Postprocessing

Postprocessing operations are applied to the generated data after the scene rendering is complete. One common postprocessing task is generating bounding box annotations from the instance and semantic segmentation outputs.

Bounding Box Generation

The syclops_postprocessing_bounding_boxes plugin is used to generate bounding box annotations in the YOLO format from the instance and semantic segmentation images.

postprocessing:
  syclops_postprocessing_bounding_boxes:
    - type: "YOLO" 
      classes_to_skip: [0, 1] # List of class ids to exclude from bounding boxes
      id: yolo_bound_boxes
      sources: ["main_cam_instance", "main_cam_semantic"] # Names of instance and semantic outputs

The key parameters are:

type: The output format, in this case "YOLO" for the YOLO bounding box format.
classes_to_skip: A list of class ids to exclude from the bounding box generation.
id: A unique identifier for this postprocessing output.
sources: The names of the instance and semantic segmentation outputs to use as sources.

Algorithm

The bounding box generation algorithm works as follows:

Load the instance and semantic segmentation images for the current frame.
Create a mask of pixels to skip based on the classes_to_skip list.
Find all unique remaining instance ids after applying the skip mask.
For each instance id:
- Find the class ids associated with that instance, excluding low pixel count classes.
- If multiple_bb_per_instance is enabled, generate one bounding box per class id.
- Otherwise, use the main class id and generate one bounding box.
Write the bounding boxes in YOLO format to an output file.
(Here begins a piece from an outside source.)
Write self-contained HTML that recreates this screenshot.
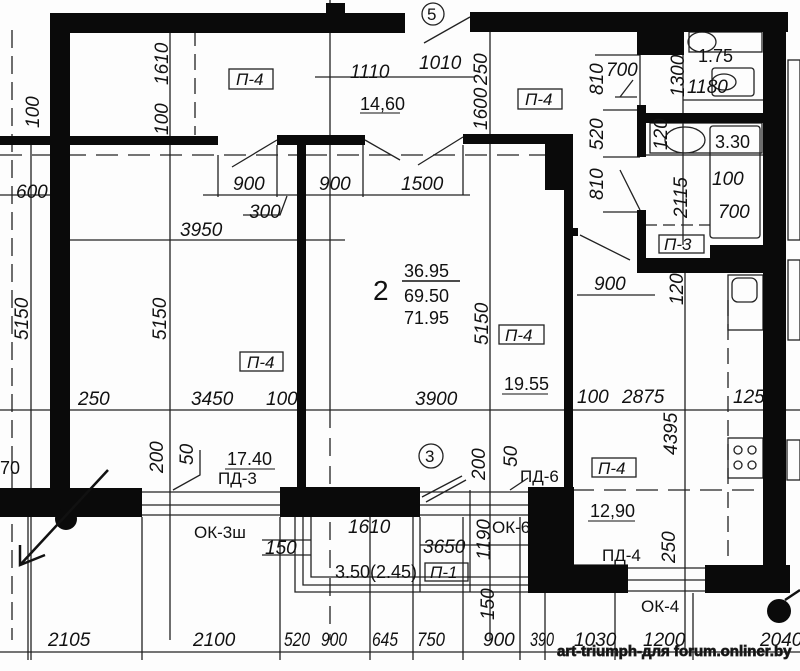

The bounding box coordinates are calculated from the pixel extents of each instance mask for the given class id(s).

Output

The bounding box output is generated as a text file in the YOLO format for each frame, located in the <sensor_name>_annotations/bounding_box/ folder. Each line represents one bounding box:

<class_id> <x_center> <y_center> <width> <height>

The coordinates are normalized between 0-1 based on the image width/height.